On Jan 26, 2012, at 6:39 AM, Jima wrote:

> On 2012-01-26, Owen DeLong wrote:
>> If you can't point to some specific advantage of ULA over secondary
>> non-routed GUA prefixes, then, ULA doesn't have a reason to live.
> 
> My biggest concern with secondary non-routed GUA would be source address
> selection.  If you're trying to talk to something in 2000::/3, it's
> obvious to the OS that it should be using its address in 2000::/3 rather
> than the one in fc00::/7.  When both the "external" and "internal"
> addresses live in 2000::/3, more care has to be taken to ensure the
> system DTRT.
> 

It's very easy to configure SAS to handle this.

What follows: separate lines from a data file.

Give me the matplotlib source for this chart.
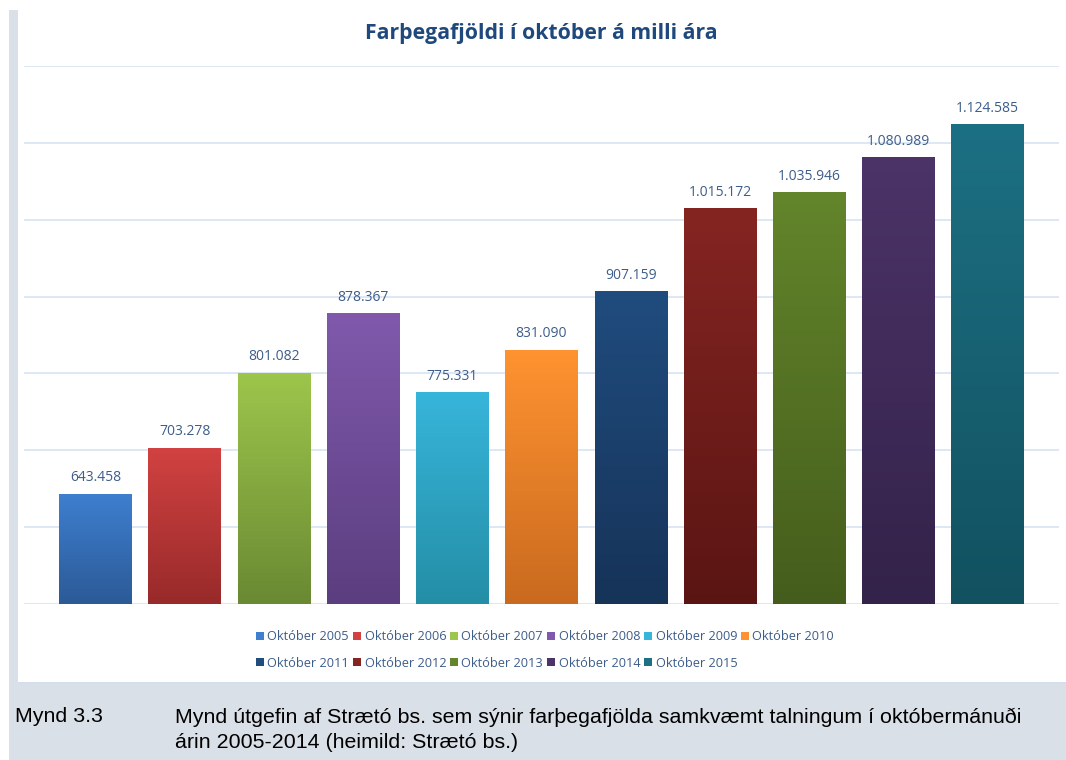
import numpy as np
import matplotlib
matplotlib.use("Agg")
import matplotlib.pyplot as plt
from matplotlib.patches import Rectangle
from matplotlib.colors import LinearSegmentedColormap

# ---- data ----
categories = ["Október 2005", "Október 2006", "Október 2007", "Október 2008",
              "Október 2009", "Október 2010", "Október 2011", "Október 2012",
              "Október 2013", "Október 2014", "Október 2015"]
values = [643458, 703278, 801082, 878367, 775331, 831090, 907159,
          1015172, 1035946, 1080989, 1124585]
top_colors = ["#3e7fcf", "#d24242", "#9dc64c", "#8059ac", "#37b5da", "#ff9331",
              "#204c7e", "#852522", "#63852b", "#4c3368", "#1c7083"]
bottom_colors = ["#2c5a97", "#982a2a", "#6a8933", "#5b3e7f", "#248ea6", "#c96a1f",
                 "#163358", "#5a1513", "#455d1c", "#332249", "#125160"]
title = "Farþegafjöldi í október á milli ára"
caption_label = "Mynd 3.3"
caption_line1 = "Mynd útgefin af Strætó bs. sem sýnir farþegafjölda samkvæmt talningum í októbermánuði"
caption_line2 = "árin 2005-2014 (heimild: Strætó bs.)"

W, H = 1066, 760
fig = plt.figure(figsize=(W / 100, H / 100), dpi=100)
fig.patch.set_facecolor("white")

# background panels
bg = fig.add_axes([0, 0, 1, 1], zorder=-10)
bg.set_xlim(0, W); bg.set_ylim(H, 0); bg.axis("off")
bg.add_patch(Rectangle((9, 10), W - 9, H - 10, facecolor="#dae0e8", edgecolor="none"))
bg.add_patch(Rectangle((18, 0), W - 18, 683, facecolor="white", edgecolor="none"))
bg.add_patch(Rectangle((18, 682), W - 18, 2, facecolor="#d3deee", edgecolor="none"))

ax = fig.add_axes([24 / W, 1 - 604 / H, (1059 - 24) / W, (604 - 66) / H])
ax.set_facecolor("none")
x = np.arange(len(values))
bars = ax.bar(x, [v - 500000 for v in values], bottom=500000, width=0.81,
              color=top_colors, edgecolor="none", zorder=3)
ax.set_yticks(np.arange(500000, 1200001, 100000))
ax.yaxis.grid(True, color="#dbe5f3", linewidth=1.3, zorder=0)
ax.set_axisbelow(True)
ax.tick_params(left=False, bottom=False, labelleft=False, labelbottom=False)
for s in ax.spines.values():
    s.set_visible(False)

grad = np.linspace(0, 1, 256).reshape(-1, 1)
for b, tc, bc, v in zip(bars, top_colors, bottom_colors, values):
    cmap = LinearSegmentedColormap.from_list("g", [bc, tc])
    x0, y0 = b.get_x(), b.get_y()
    w, h = b.get_width(), b.get_height()
    im = ax.imshow(grad, cmap=cmap, aspect="auto", origin="lower",
                   extent=[x0, x0 + w, y0, y0 + h], zorder=4)
    im.set_clip_path(b)
    lbl = f"{v:,}".replace(",", ".")
    ax.annotate(lbl, (x0 + w / 2, y0 + h), xytext=(0, 6), textcoords="offset points",
                ha="center", va="bottom", fontsize=10, color="#3d5d8a",
                family=["Open Sans", "DejaVu Sans"])
ax.set_aspect("auto")
ax.set_xlim(-0.8, 10.8)
ax.set_ylim(500000, 1200000)

fig.text(541 / W, 1 - 33 / H, title, ha="center", va="center", fontsize=15.3,
         fontweight="bold", color="#1f497d", family=["Open Sans", "DejaVu Sans"])

# legend: rows 2005-2010, 2011-2015
handles = [Rectangle((0, 0), 1, 1, facecolor=c, edgecolor="none") for c in top_colors]
order = [0, 6, 1, 7, 2, 8, 3, 9, 4, 10, 5]
leg = fig.legend([handles[i] for i in order], [categories[i] for i in order],
                 ncol=6, loc="center", bbox_to_anchor=(545 / W, 1 - 650 / H),
                 frameon=False, handlelength=0.6, handleheight=0.6,
                 handletextpad=0.3, columnspacing=0.3, labelspacing=1.05,
                 prop={"family": "Open Sans", "size": 9.2})
for t in leg.get_texts():
    t.set_color("#3d5d8a")

cap = dict(ha="left", va="center", fontsize=15.4, color="black", family="Liberation Sans")
fig.text(15 / W, 1 - 717 / H, caption_label, **cap)
fig.text(175 / W, 1 - 717 / H, caption_line1, **cap)
fig.text(175 / W, 1 - 743 / H, caption_line2, **cap)

fig.savefig("out.png", dpi=100)
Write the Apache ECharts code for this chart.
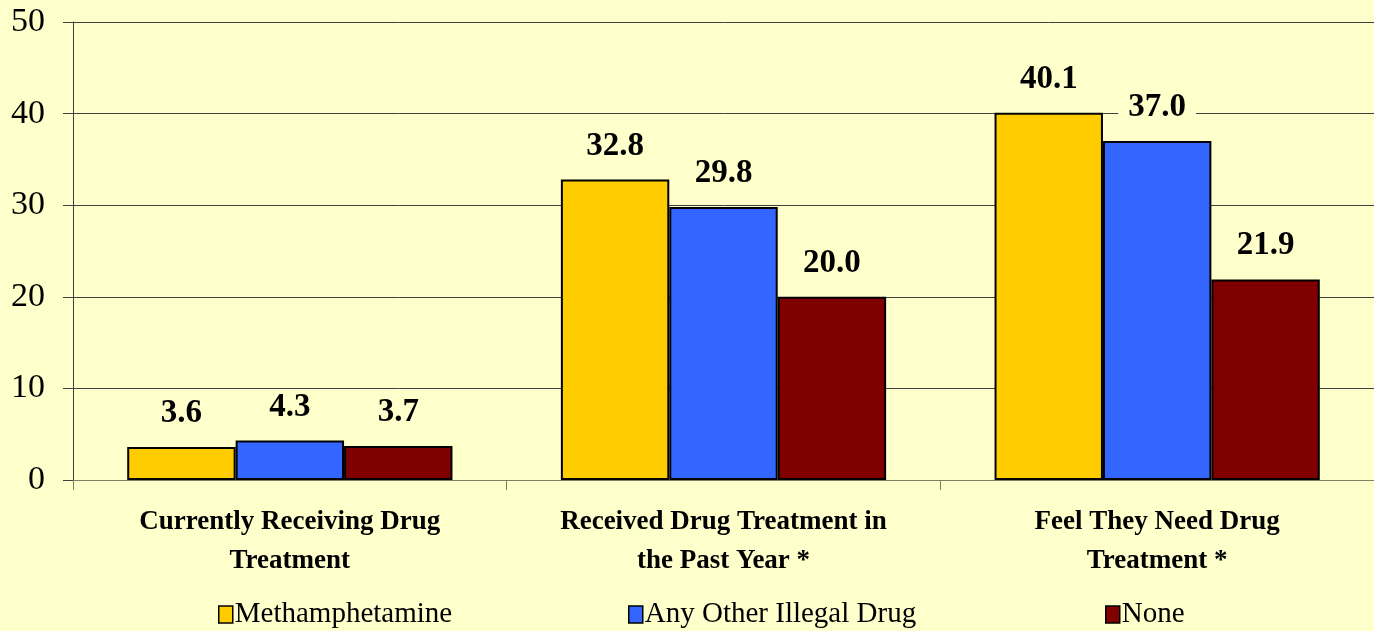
<!DOCTYPE html>
<html>
<head>
    <meta charset="utf-8">
    <title>Drug treatment chart</title>
    <script src="https://cdn.jsdelivr.net/npm/echarts@6/dist/echarts.min.js"></script>
</head>
<body style="margin: 0; padding: 0; background: #FFFFCC;">
<div id="main" style="width: 1374px; height: 631px;"></div>
<script type="text/javascript">
    // data
    var categories = ['Currently Receiving Drug\nTreatment', 'Received Drug Treatment in\nthe Past Year *', 'Feel They Need Drug\nTreatment *'];
    var seriesNames = ['Methamphetamine', 'Any Other Illegal Drug', 'None'];
    var methValues = [3.6, 32.8, 40.1];
    var otherValues = [4.3, 29.8, 37.0];
    var noneValues = [3.7, 20.0, 21.9];
    var colors = ['#FFCC00', '#3366FF', '#800000'];

    var bg = '#FFFFCC';
    var serif = '"Liberation Serif", "Times New Roman", serif';

    function makeSeries(name, data, color) {
        return {
            name: name,
            type: 'bar',
            data: data,
            barGap: '0%',
            barCategoryGap: '25%',
            itemStyle: { color: color, borderColor: '#000', borderWidth: 2 },
            label: {
                show: true,
                position: 'top',
                distance: 17,
                formatter: function (p) { return p.value.toFixed(1); },
                fontFamily: serif,
                fontWeight: 'bold',
                fontSize: 33,
                color: '#000',
                backgroundColor: bg,
                padding: [0, 10]
            }
        };
    }

    function legendAt(left, name) {
        return {
            left: left,
            top: 595,
            data: [name],
            icon: 'rect',
            itemWidth: 14,
            itemHeight: 17,
            itemGap: 6,
            itemStyle: { borderColor: '#000', borderWidth: 1.5 },
            textStyle: { fontFamily: serif, fontSize: 29, color: '#000', padding: [0, 0, 0, -3] }
        };
    }

    var myChart = echarts.init(document.getElementById('main'));

    var option = {
        backgroundColor: bg,
        animation: false,
        grid: { left: 73, right: 0, top: 22, bottom: 151, containLabel: false },
        legend: [
            legendAt(213, seriesNames[0]),
            legendAt(623, seriesNames[1]),
            legendAt(1100, seriesNames[2])
        ],
        xAxis: {
            type: 'category',
            data: categories,
            axisLine: { lineStyle: { color: '#808060', width: 1 } },
            axisTick: { show: true, length: 10, lineStyle: { color: '#808060' } },
            axisLabel: {
                fontFamily: serif,
                fontWeight: 'bold',
                fontSize: 27,
                color: '#000',
                lineHeight: 39,
                margin: 23
            }
        },
        yAxis: {
            type: 'value',
            min: 0,
            max: 50,
            interval: 10,
            axisLine: { show: true, lineStyle: { color: '#404040', width: 1 } },
            axisTick: { show: true, length: 10, lineStyle: { color: '#404040' } },
            splitLine: { lineStyle: { color: '#404040', width: 1 } },
            axisLabel: { fontFamily: serif, fontSize: 34, color: '#000', margin: 28 }
        },
        series: [
            makeSeries(seriesNames[0], methValues, colors[0]),
            makeSeries(seriesNames[1], otherValues, colors[1]),
            makeSeries(seriesNames[2], noneValues, colors[2])
        ]
    };

    myChart.setOption(option);
</script>
</body>
</html>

Frankly, you have the same 
challenge with ULA in many scenarios.

>> I'm not sure where DNS64/NAT64 comes into play here for v6 to v6
>> communication. For IPv4, I don't see any advantage in ULA+NAT64 vs. the
>> more reliable and easier RFC-1918 with NAT44 possibilities, even if you
>> have to run multiple RFC-1918 domains to get enough addresses, that will
>> generally be less complicated and break fewer things than a NAT64
>> implementation.
> 
> My best guess there is the ability to a) only manage a single-stack
> network (I really wish more software supported IPv6 so this could be a
> more feasible reality), and b) use the same NAT64 prefix across various
> NAT64 instances (64:ff9b::/96 is a blocker if you actually want to allow
> NAT64 to RFC1918 space).  While I can see the potential appeal of the
> second point, I'm not sure I'd agree with it myself.
> 

But with NAT64, you're supporting both stacks, you just move the problem around.

Having done experiments with both methods, I assure you it is a true statement 
based on experience. NAT64 really offers more problems than it solves, not the 
least of which is the stateful DNS interaction problem.